Tuesday, January 12, 2010

Great Expectations

Expectations is an interesting concept if you think about it.

Like in the movie 500 days of summer, when it plays the scenario of Tom going over to Googly-eyed girls apartment and it splits the screen with the actual events and his expectations of events.

If you change your expectations, you can change how you feel about people/things.

If you don't expect your friend to call, because you know your friend is bad at calling, you don't get disappointed when they do not call.

If you don't expect someone to stick around, because you know they don't really want to, then when they ditch it's not so bad.

The problem, I find, is that to have realistic expectations of things, you must have a firm grasp on situations and people. If you have unrealistic expectations, usually that's because either A)you don't know the person or situation well enough to know what to realistically expect or B) you're dumb or C) you know what to expect, but you're an honest to god hopeful hopeless person who will continue to expect and want more than you will receive.

I think I tend to fall into the C category, always hoping to be surprised.
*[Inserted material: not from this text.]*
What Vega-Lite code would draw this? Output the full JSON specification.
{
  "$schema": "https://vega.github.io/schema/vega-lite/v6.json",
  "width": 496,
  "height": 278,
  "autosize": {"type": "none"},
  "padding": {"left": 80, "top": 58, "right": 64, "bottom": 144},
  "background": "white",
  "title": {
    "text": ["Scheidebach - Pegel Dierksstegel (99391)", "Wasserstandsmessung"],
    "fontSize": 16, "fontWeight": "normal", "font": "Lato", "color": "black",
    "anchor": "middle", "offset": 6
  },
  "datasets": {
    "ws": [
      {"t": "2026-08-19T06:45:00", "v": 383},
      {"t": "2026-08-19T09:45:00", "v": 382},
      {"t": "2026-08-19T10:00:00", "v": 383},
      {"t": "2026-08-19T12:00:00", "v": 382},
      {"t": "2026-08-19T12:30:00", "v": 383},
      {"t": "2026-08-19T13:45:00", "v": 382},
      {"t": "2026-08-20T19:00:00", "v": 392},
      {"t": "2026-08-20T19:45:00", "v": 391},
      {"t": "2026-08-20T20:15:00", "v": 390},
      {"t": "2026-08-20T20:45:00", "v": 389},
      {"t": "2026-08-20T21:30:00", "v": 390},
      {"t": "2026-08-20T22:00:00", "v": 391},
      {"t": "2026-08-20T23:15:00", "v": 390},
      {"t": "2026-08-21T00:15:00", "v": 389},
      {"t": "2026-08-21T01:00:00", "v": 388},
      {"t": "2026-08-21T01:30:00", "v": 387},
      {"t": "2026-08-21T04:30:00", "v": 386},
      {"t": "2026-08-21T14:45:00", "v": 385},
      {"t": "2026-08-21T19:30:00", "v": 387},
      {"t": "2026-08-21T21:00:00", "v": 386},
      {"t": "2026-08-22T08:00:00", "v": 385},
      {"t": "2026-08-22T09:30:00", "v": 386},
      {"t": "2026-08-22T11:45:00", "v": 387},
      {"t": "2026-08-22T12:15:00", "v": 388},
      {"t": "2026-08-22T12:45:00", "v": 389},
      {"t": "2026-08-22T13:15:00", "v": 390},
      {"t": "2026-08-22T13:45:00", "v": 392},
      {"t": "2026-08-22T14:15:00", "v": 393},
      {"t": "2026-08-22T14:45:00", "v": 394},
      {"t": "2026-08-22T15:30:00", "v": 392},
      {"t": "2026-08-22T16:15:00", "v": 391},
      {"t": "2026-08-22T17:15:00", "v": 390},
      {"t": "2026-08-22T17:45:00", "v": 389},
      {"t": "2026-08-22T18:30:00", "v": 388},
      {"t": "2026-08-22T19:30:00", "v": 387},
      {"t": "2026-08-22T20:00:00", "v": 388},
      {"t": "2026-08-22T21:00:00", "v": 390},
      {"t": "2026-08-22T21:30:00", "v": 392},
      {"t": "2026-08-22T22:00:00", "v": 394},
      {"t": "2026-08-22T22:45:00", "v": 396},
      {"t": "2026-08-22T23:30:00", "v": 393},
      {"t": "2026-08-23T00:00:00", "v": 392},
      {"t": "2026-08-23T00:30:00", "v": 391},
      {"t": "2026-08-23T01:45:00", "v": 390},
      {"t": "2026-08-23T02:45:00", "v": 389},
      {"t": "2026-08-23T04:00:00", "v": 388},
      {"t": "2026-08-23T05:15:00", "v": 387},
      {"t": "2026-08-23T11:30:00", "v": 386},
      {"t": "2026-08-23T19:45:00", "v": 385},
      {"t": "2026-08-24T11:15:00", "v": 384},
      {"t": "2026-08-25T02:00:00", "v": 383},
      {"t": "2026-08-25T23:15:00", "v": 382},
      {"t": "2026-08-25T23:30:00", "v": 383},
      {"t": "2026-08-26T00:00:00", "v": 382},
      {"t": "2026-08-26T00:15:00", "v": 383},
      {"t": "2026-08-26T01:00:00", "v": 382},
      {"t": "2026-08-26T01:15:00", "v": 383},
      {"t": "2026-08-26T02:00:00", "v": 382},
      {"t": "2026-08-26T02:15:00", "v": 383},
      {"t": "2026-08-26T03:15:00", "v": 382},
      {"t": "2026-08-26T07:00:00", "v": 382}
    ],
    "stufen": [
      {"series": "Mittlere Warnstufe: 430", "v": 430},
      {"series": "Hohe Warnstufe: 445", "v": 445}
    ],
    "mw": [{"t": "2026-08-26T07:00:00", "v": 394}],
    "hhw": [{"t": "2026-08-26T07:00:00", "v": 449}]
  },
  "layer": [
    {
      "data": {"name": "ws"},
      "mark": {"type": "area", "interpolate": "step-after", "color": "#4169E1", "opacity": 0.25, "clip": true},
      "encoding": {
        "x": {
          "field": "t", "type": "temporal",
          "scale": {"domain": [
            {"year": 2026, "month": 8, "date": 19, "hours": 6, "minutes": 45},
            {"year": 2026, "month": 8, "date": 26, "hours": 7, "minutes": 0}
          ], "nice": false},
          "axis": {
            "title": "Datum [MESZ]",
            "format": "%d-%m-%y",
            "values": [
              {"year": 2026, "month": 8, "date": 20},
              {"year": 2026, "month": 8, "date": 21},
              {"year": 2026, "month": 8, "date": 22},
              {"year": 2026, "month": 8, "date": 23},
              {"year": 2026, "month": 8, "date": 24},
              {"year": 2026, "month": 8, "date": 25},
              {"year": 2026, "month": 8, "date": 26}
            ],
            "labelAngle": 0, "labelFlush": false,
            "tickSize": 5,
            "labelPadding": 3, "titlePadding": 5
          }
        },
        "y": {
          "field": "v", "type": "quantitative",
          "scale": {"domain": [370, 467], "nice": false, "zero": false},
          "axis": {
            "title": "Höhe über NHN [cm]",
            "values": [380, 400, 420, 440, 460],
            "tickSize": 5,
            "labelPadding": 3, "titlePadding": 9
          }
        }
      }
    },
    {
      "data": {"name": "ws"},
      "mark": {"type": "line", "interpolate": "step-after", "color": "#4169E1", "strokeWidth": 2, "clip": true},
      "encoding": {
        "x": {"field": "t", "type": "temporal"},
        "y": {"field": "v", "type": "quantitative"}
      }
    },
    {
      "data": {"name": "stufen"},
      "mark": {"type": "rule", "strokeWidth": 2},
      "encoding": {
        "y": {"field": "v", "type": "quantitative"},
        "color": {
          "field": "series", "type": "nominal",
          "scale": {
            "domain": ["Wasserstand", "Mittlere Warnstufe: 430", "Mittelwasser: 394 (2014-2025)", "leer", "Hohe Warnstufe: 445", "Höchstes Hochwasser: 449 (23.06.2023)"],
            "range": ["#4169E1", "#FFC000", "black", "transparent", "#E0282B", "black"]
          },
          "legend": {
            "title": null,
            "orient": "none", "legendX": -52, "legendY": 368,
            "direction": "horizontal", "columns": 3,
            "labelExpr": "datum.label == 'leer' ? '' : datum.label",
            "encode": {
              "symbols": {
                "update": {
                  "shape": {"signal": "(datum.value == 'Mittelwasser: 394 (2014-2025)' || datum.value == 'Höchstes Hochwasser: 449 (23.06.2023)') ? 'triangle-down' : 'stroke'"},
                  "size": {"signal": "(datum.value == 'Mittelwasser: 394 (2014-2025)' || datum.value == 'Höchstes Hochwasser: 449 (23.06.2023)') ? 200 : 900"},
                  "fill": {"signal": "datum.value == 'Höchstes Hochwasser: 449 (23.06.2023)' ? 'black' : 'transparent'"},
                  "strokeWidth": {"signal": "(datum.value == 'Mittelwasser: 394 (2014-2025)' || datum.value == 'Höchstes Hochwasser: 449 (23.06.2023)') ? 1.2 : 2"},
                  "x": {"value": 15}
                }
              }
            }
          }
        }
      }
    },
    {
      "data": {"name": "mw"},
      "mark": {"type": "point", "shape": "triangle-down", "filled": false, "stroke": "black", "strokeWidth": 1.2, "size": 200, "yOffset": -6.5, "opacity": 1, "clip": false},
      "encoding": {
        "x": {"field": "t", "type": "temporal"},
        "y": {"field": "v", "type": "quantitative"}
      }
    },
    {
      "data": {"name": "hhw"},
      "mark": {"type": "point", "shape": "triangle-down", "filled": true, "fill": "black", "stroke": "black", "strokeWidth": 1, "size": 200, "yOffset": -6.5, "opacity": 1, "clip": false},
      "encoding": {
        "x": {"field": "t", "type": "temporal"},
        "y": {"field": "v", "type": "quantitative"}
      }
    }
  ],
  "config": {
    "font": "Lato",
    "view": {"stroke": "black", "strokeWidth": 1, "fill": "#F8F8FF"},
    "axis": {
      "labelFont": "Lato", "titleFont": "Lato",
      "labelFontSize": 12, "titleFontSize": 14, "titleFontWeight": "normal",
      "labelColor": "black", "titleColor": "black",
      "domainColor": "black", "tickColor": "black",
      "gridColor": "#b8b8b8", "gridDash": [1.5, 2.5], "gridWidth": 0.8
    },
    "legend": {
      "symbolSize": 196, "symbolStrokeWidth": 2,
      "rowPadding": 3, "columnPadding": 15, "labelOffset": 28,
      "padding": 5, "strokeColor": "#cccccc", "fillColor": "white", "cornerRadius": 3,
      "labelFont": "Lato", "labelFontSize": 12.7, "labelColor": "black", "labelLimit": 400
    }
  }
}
To be fair, sometimes I fall into the B category. However, I'm going to try to change things a little bit. Not a new years resolution, mind you, more of a way of training my mind a bit differently.

We'll see.

1 comment:

  1. if you expect the worst, you are either pleasantly surprised, or you're right. it's kind of a win-win. i think that is one of the benefits of pessimism. i just thought i'd throw that out there.

    it's okay to want people to exceed your expectations, though. i think believing the best of someone is maybe a little bit more brave. it hurts like hell when you're wrong, but it's nice to live in a world with hope.

    i'm not sure if any of that made sense. i love you.